Midnight has the modules package installed. This tool allows a user to quickly and easily switch between different versions of a package (e.g. compilers). The module package sets common environment variables used by applications such as PATH, MANPATH, LD_LIBRARY_PATH, etc. The PrgEnv module is loaded by default in the shell skeleton files for new accounts. The PrgEnv module loads the PathScale compilers and MPI compiler wrappers into your PATH. Alternately the PrgEnv.gcc module is provided for users who prefer to use the MPI compiler wrappers with the GNU compilers.

Command	Example Use	Purpose
module avail	module avail	lists all available modules for the system.
module load pkg	module load PrgEnv	loads a module file from the environment
module unload pkg	module unload PrgEnv	unloads a module file from the environment
module list	module list	displays the modules which are currently loaded.
module switch old new	module switch PrgEnv PrgEnv.gcc	replaces the module old with module new in the environment
module purge	module purge	unload all module settings, restoring the environment to the state before any modules were loaded.

See "man module" for more information on the module command. See news modules for more information on using modules at ARSC.

Typically modules only need to be loaded on login. This can be done by placing module load commands in your .login (csh/tcsh users), .profile (sh/ksh/bash) or .bash_profile (bash).

####
# Run common module commands
#
# load the PrgEnv module 
#   (uses Pathscale compilers for MPI environment)
module load PrgEnv
# alternately load the PrgEnv.gcc module 
#   (uses GNU compilers for the MPI environment)
#module load PrgEnv.gcc
# list currently loaded modules
module list

Compiling and Linking Fortran Programs

The default Fortran 90 compiler is:

pathf90

The Fortran 90 compiler with MPI support is:

mpif90

NOTE: the PrgEnv module must be loaded to use this compiler.

midnight% pathf90 -O3 reduce.f90

see man pathf90 for additional information.

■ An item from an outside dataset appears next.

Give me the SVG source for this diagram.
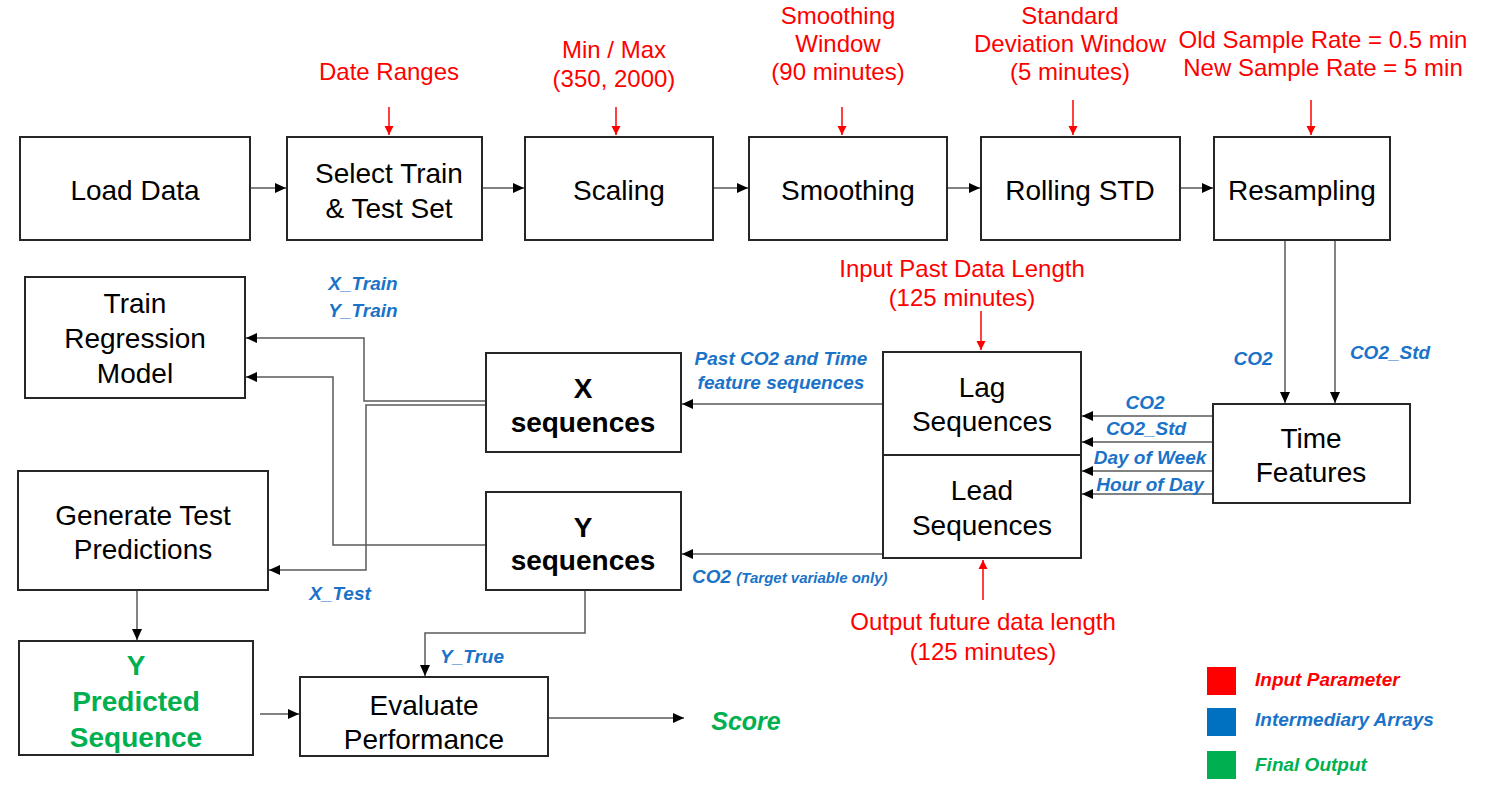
<svg xmlns="http://www.w3.org/2000/svg" width="1491" height="792" viewBox="0 0 1491 792">
<style>
.box{fill:#fff;stroke:#262626;stroke-width:2}
.t{font-family:"Liberation Sans",Arial,sans-serif;font-size:28px;fill:#000;text-anchor:middle}
.tb{font-weight:bold}
.g{fill:#00B050;font-weight:bold}
.r{font-family:"Liberation Sans",Arial,sans-serif;font-size:24px;fill:#FF0000;text-anchor:middle}
.b{font-family:"Liberation Sans",Arial,sans-serif;font-size:19px;fill:#1a73c8;font-weight:bold;font-style:italic;text-anchor:middle}
.bs{font-size:15px}
.lg{font-family:"Liberation Sans",Arial,sans-serif;font-size:19px;font-weight:bold;font-style:italic}
.c{fill:none;stroke:#595959;stroke-width:1.5}
.cr{fill:none;stroke:#FF0000;stroke-width:1.5}
</style>
<defs>
<marker id="ah" markerUnits="userSpaceOnUse" markerWidth="12" markerHeight="10" refX="11" refY="5" orient="auto"><path d="M0,0 L11,5 L0,10 z" fill="#000"/></marker>
<marker id="ahr" markerUnits="userSpaceOnUse" markerWidth="10" markerHeight="10" refX="9" refY="5" orient="auto"><path d="M0,0.5 L9,5 L0,9.5 z" fill="#FF0000"/></marker>
</defs>
<rect width="1491" height="792" fill="#fff"/>

<g id="connectors">
<path class="c" d="M250,188 H286" marker-end="url(#ah)"/>
<path class="c" d="M482,188 H524" marker-end="url(#ah)"/>
<path class="c" d="M713,188 H748" marker-end="url(#ah)"/>
<path class="c" d="M947,188 H980" marker-end="url(#ah)"/>
<path class="c" d="M1180,188 H1213" marker-end="url(#ah)"/>
<path class="c" d="M1285,240 V403" marker-end="url(#ah)"/>
<path class="c" d="M1335,240 V403" marker-end="url(#ah)"/>
<path class="c" d="M1213,416 H1082" marker-end="url(#ah)"/>
<path class="c" d="M1213,442 H1082" marker-end="url(#ah)"/>
<path class="c" d="M1213,471 H1082" marker-end="url(#ah)"/>
<path class="c" d="M1213,494 H1082" marker-end="url(#ah)"/>
<path class="c" d="M883,404 H682" marker-end="url(#ah)"/>
<path class="c" d="M883,554 H682" marker-end="url(#ah)"/>
<path class="c" d="M486,401 H364 V338 H246" marker-end="url(#ah)"/>
<path class="c" d="M486,545 H333 V377 H246" marker-end="url(#ah)"/>
<path class="c" d="M486,405 H366 V570 H269" marker-end="url(#ah)"/>
<path class="c" d="M137,590 V640" marker-end="url(#ah)"/>
<path class="c" d="M585,590 V633 H425 V676" marker-end="url(#ah)"/>
<path class="c" d="M260,714 H299" marker-end="url(#ah)"/>
<path class="c" d="M548,718 H684" marker-end="url(#ah)"/>
<path class="cr" d="M389,107 V135" marker-end="url(#ahr)"/>
<path class="cr" d="M616,107 V135" marker-end="url(#ahr)"/>
<path class="cr" d="M842,107 V135" marker-end="url(#ahr)"/>
<path class="cr" d="M1073,100 V135" marker-end="url(#ahr)"/>
<path class="cr" d="M1311,100 V135" marker-end="url(#ahr)"/>
<path class="cr" d="M981,311 V350" marker-end="url(#ahr)"/>
<path class="cr" d="M983,600 V560" marker-end="url(#ahr)"/>
</g>

<g id="load-data"><rect class="box" x="20" y="137" width="230" height="103"/><text class="t" x="135" y="200">Load Data</text></g>
<g id="select-train-test"><rect class="box" x="287" y="137" width="195" height="103"/><text class="t" x="389" y="183">Select Train</text><text class="t" x="389" y="218">&amp; Test Set</text></g>
<g id="scaling"><rect class="box" x="525" y="137" width="188" height="103"/><text class="t" x="619" y="200">Scaling</text></g>
<g id="smoothing"><rect class="box" x="749" y="137" width="198" height="103"/><text class="t" x="848" y="200">Smoothing</text></g>
<g id="rolling-std"><rect class="box" x="981" y="137" width="199" height="103"/><text class="t" x="1080" y="200">Rolling STD</text></g>
<g id="resampling"><rect class="box" x="1214" y="137" width="176" height="103"/><text class="t" x="1302" y="200">Resampling</text></g>

<g id="train-regression-model"><rect class="box" x="25" y="277" width="220" height="121"/><text class="t" x="135" y="313">Train</text><text class="t" x="135" y="348">Regression</text><text class="t" x="135" y="383">Model</text></g>
<g id="x-sequences"><rect class="box" x="486" y="353" width="195" height="99"/><text class="t tb" x="583" y="398">X</text><text class="t tb" x="583" y="432">sequences</text></g>
<g id="lag-sequences"><rect class="box" x="883" y="352" width="198" height="103"/><text class="t" x="982" y="397">Lag</text><text class="t" x="982" y="431">Sequences</text></g>
<g id="lead-sequences"><rect class="box" x="883" y="455" width="198" height="103"/><text class="t" x="982" y="500">Lead</text><text class="t" x="982" y="535">Sequences</text></g>
<g id="time-features"><rect class="box" x="1213" y="404" width="197" height="99"/><text class="t" x="1311" y="448">Time</text><text class="t" x="1311" y="482">Features</text></g>
<g id="generate-test-predictions"><rect class="box" x="18" y="471" width="250" height="119"/><text class="t" x="143" y="525">Generate Test</text><text class="t" x="143" y="559">Predictions</text></g>
<g id="y-sequences"><rect class="box" x="486" y="492" width="195" height="98"/><text class="t tb" x="583" y="537">Y</text><text class="t tb" x="583" y="570">sequences</text></g>
<g id="y-predicted-sequence"><rect class="box" x="19" y="641" width="234" height="114"/><text class="t g" x="136" y="675">Y</text><text class="t g" x="136" y="711">Predicted</text><text class="t g" x="136" y="747">Sequence</text></g>
<g id="evaluate-performance"><rect class="box" x="300" y="677" width="248" height="79"/><text class="t" x="424" y="715">Evaluate</text><text class="t" x="424" y="749">Performance</text></g>
<g id="score"><text class="t g" x="746" y="730" style="font-style:italic;font-size:25px">Score</text></g>

<g id="parameters">
<text class="r" x="389" y="80">Date Ranges</text>
<text class="r" x="614" y="58">Min / Max</text><text class="r" x="614" y="87">(350, 2000)</text>
<text class="r" x="838" y="24">Smoothing</text><text class="r" x="838" y="52">Window</text><text class="r" x="838" y="80">(90 minutes)</text>
<text class="r" x="1070" y="24">Standard</text><text class="r" x="1070" y="52">Deviation Window</text><text class="r" x="1070" y="80">(5 minutes)</text>
<text class="r" x="1323" y="48">Old Sample Rate = 0.5 min</text><text class="r" x="1323" y="76">New Sample Rate = 5 min</text>
<text class="r" x="962" y="277">Input Past Data Length</text><text class="r" x="962" y="306">(125 minutes)</text>
<text class="r" x="983" y="630">Output future data length</text><text class="r" x="983" y="660">(125 minutes)</text>
</g>

<g id="array-labels">
<text class="b" x="363" y="290">X_Train</text>
<text class="b" x="363" y="317">Y_Train</text>
<text class="b" x="340" y="600">X_Test</text>
<text class="b" x="781" y="365">Past CO2 and Time</text>
<text class="b" x="781" y="389">feature sequences</text>
<text class="b" x="692" y="583" style="text-anchor:start">CO2 <tspan class="bs">(Target variable only)</tspan></text>
<text class="b" x="472" y="663">Y_True</text>
<text class="b" x="1253" y="365">CO2</text>
<text class="b" x="1390" y="359">CO2_Std</text>
<text class="b" x="1145" y="409">CO2</text>
<text class="b" x="1146" y="435">CO2_Std</text>
<text class="b" x="1150" y="464">Day of Week</text>
<text class="b" x="1150" y="491">Hour of Day</text>
</g>

<g id="legend">
<rect x="1207" y="667" width="29" height="28" fill="#FF0000"/>
<rect x="1207" y="708" width="29" height="28" fill="#0070C0"/>
<rect x="1207" y="751" width="29" height="28" fill="#00B050"/>
<text class="lg" x="1255" y="686" fill="#FF0000">Input Parameter</text>
<text class="lg" x="1255" y="726" fill="#1a73c8">Intermediary Arrays</text>
<text class="lg" x="1255" y="771" fill="#00B050">Final Output</text>
</g>
</svg>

PathScale Fortran 90 Compiler Options

Option	Description
-show-defaults	List default compiler options for the compiler and exits.
-c	Generate intermediate object file but does not attempt to link.
-g	Adds information for debugging to the object file and/or executable.
-I<directory>	Tells the preprocessor to search in directory for include or module files.
-L<directory>	Tells the linker to search in directory for libraries.
-r8	Promotes REALs from the default size of 4 bytes to 8 bytes.
-i8	Promotes INTEGERs from the default size of 4 bytes to 8 bytes.
-cpp	Preprocess files with the C preprocessor. Enabled by default for files ending in .F,.F90, or .F95.
-ftpp	Preprocess files with the Fortran preprocessor. Useful when portions of the Fortran code could be misinterpreted as C preprocessor directives (e.g. "//")
-O3	Higher level of optimization than -O2 (the default optimization level).
-O3 -OPT:Ofast	Higher optimization level than -O3
-ipa	Tells the compiler to perform interprocedural analysis. Can be very time consuming to perform. This flag should also be used in both compilation and linking steps. Not recommended for programs over 100,000 lines for the current compiler release.
-intrinsic=PGI	Enables intrinsic functions that are available in the PGI compiler which are not ANSI standard (e.g. rand)
-apo	Enables autoparallelization.
-mp	Enables parallelization via OpenMP directives.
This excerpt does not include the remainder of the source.